** start Available data **

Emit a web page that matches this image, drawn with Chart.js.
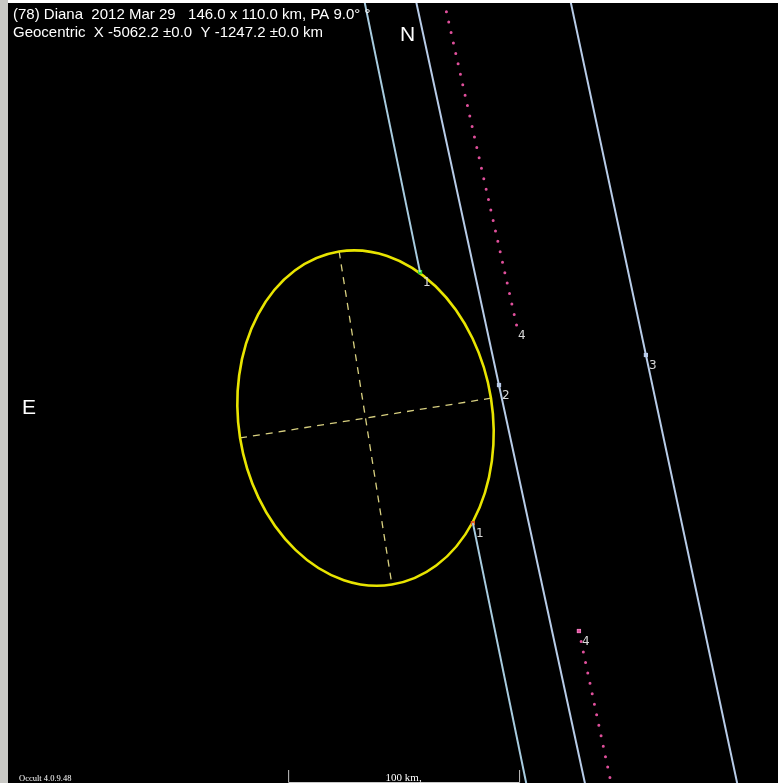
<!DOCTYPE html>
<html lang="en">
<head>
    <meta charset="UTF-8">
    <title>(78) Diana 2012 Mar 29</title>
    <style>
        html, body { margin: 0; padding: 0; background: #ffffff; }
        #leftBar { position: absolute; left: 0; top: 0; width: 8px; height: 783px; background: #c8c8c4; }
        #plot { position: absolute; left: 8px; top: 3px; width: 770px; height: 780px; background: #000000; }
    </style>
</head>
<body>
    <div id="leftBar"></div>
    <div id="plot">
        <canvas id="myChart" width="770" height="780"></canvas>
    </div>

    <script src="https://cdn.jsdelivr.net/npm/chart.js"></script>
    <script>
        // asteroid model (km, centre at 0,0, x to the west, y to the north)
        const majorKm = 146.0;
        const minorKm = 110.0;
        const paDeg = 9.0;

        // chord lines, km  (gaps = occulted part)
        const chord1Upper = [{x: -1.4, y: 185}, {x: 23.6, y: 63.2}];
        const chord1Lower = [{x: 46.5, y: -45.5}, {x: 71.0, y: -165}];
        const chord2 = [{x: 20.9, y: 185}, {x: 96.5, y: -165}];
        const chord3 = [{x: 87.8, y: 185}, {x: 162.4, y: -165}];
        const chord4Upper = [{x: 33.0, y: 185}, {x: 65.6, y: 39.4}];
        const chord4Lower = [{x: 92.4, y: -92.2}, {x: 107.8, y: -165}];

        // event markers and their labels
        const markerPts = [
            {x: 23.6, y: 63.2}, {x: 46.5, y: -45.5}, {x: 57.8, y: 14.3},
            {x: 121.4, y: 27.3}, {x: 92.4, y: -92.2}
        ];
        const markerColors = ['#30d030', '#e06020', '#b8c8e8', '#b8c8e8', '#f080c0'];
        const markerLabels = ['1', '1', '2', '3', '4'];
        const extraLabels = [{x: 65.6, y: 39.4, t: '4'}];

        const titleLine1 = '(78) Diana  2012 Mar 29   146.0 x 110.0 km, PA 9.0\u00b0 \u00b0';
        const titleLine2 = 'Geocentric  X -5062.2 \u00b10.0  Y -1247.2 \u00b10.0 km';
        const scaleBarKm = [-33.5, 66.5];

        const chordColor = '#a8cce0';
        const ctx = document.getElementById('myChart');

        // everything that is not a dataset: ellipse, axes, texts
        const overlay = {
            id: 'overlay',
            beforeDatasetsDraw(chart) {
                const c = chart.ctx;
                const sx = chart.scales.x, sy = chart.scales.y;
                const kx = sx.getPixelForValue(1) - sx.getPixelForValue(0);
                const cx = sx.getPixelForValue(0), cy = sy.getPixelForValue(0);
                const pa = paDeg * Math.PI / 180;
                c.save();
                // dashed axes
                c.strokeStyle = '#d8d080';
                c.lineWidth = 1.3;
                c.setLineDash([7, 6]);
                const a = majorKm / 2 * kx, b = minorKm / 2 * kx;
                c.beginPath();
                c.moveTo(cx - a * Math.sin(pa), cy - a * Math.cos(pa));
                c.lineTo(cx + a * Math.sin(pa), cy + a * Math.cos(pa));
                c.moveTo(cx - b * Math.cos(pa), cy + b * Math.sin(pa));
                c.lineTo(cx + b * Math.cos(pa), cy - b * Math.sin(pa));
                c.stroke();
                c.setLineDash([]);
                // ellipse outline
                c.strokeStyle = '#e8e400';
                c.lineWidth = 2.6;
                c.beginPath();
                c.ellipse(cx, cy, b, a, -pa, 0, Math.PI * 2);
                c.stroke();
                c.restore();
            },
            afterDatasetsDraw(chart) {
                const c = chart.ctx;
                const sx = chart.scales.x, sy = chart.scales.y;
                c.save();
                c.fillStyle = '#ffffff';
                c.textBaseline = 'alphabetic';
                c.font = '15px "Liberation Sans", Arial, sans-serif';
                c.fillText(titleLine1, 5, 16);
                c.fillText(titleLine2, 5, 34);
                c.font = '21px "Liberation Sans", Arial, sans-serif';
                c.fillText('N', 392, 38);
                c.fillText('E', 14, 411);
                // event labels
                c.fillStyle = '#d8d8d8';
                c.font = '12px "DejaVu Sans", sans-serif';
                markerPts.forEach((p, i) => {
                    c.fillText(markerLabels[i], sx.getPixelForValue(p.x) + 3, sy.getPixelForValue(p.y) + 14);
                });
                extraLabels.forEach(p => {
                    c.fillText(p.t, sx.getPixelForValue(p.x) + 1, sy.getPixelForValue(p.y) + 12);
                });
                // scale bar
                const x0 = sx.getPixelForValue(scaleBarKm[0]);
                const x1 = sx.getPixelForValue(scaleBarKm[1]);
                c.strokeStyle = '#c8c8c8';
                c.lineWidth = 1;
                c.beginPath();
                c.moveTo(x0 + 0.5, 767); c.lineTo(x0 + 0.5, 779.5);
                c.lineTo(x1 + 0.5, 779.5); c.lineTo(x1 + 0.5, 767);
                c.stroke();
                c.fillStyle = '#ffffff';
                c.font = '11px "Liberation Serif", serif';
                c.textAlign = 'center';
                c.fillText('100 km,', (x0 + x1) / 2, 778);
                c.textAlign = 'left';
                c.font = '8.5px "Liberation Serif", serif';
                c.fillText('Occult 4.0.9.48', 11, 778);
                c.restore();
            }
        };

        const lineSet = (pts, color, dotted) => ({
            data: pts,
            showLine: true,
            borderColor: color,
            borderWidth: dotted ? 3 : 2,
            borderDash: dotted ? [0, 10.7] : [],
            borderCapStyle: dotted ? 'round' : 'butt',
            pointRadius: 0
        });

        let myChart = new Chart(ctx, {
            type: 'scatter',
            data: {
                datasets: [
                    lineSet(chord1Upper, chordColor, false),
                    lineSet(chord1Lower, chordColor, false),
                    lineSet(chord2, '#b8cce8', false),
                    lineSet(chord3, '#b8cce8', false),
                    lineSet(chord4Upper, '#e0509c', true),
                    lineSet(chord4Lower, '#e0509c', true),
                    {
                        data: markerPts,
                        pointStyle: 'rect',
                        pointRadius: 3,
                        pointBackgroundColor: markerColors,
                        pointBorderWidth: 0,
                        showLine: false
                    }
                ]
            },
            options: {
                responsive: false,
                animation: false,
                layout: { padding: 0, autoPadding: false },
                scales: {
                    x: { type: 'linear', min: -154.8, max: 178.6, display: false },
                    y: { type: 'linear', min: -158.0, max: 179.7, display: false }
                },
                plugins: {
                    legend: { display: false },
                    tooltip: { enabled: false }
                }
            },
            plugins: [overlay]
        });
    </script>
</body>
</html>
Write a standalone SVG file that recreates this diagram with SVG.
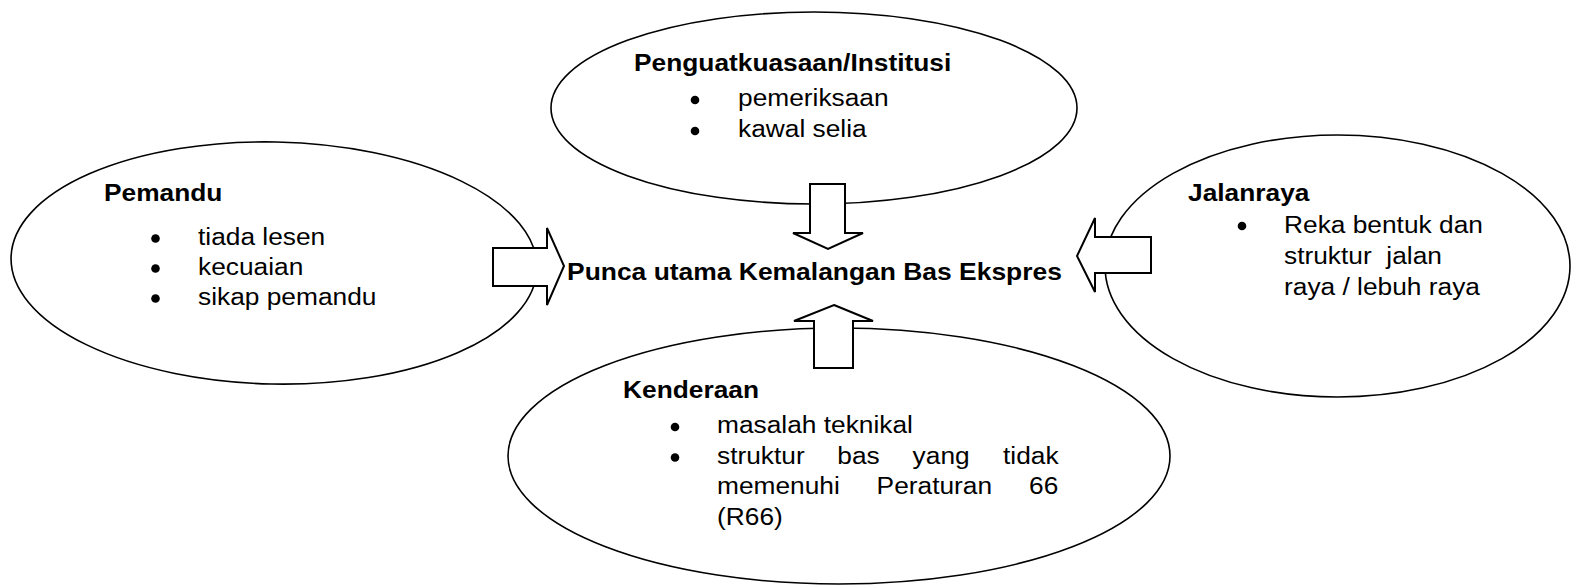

** end Available data **

= Exercise details =
Only the lines from the start of the records to the line with "const ctx = document.getElementById('myChart');" belong in the copy. Print them exactly, minus pictures.

= Solution for this task =
Emit a web page that matches this image, drawn with Chart.js.
<!DOCTYPE html>
<html lang="en">
<head>
    <meta charset="UTF-8">
    <title>(78) Diana 2012 Mar 29</title>
    <style>
        html, body { margin: 0; padding: 0; background: #ffffff; }
        #leftBar { position: absolute; left: 0; top: 0; width: 8px; height: 783px; background: #c8c8c4; }
        #plot { position: absolute; left: 8px; top: 3px; width: 770px; height: 780px; background: #000000; }
    </style>
</head>
<body>
    <div id="leftBar"></div>
    <div id="plot">
        <canvas id="myChart" width="770" height="780"></canvas>
    </div>

    <script src="https://cdn.jsdelivr.net/npm/chart.js"></script>
    <script>
        // asteroid model (km, centre at 0,0, x to the west, y to the north)
        const majorKm = 146.0;
        const minorKm = 110.0;
        const paDeg = 9.0;

        // chord lines, km  (gaps = occulted part)
        const chord1Upper = [{x: -1.4, y: 185}, {x: 23.6, y: 63.2}];
        const chord1Lower = [{x: 46.5, y: -45.5}, {x: 71.0, y: -165}];
        const chord2 = [{x: 20.9, y: 185}, {x: 96.5, y: -165}];
        const chord3 = [{x: 87.8, y: 185}, {x: 162.4, y: -165}];
        const chord4Upper = [{x: 33.0, y: 185}, {x: 65.6, y: 39.4}];
        const chord4Lower = [{x: 92.4, y: -92.2}, {x: 107.8, y: -165}];

        // event markers and their labels
        const markerPts = [
            {x: 23.6, y: 63.2}, {x: 46.5, y: -45.5}, {x: 57.8, y: 14.3},
            {x: 121.4, y: 27.3}, {x: 92.4, y: -92.2}
        ];
        const markerColors = ['#30d030', '#e06020', '#b8c8e8', '#b8c8e8', '#f080c0'];
        const markerLabels = ['1', '1', '2', '3', '4'];
        const extraLabels = [{x: 65.6, y: 39.4, t: '4'}];

        const titleLine1 = '(78) Diana  2012 Mar 29   146.0 x 110.0 km, PA 9.0\u00b0 \u00b0';
        const titleLine2 = 'Geocentric  X -5062.2 \u00b10.0  Y -1247.2 \u00b10.0 km';
        const scaleBarKm = [-33.5, 66.5];

        const chordColor = '#a8cce0';
        const ctx = document.getElementById('myChart');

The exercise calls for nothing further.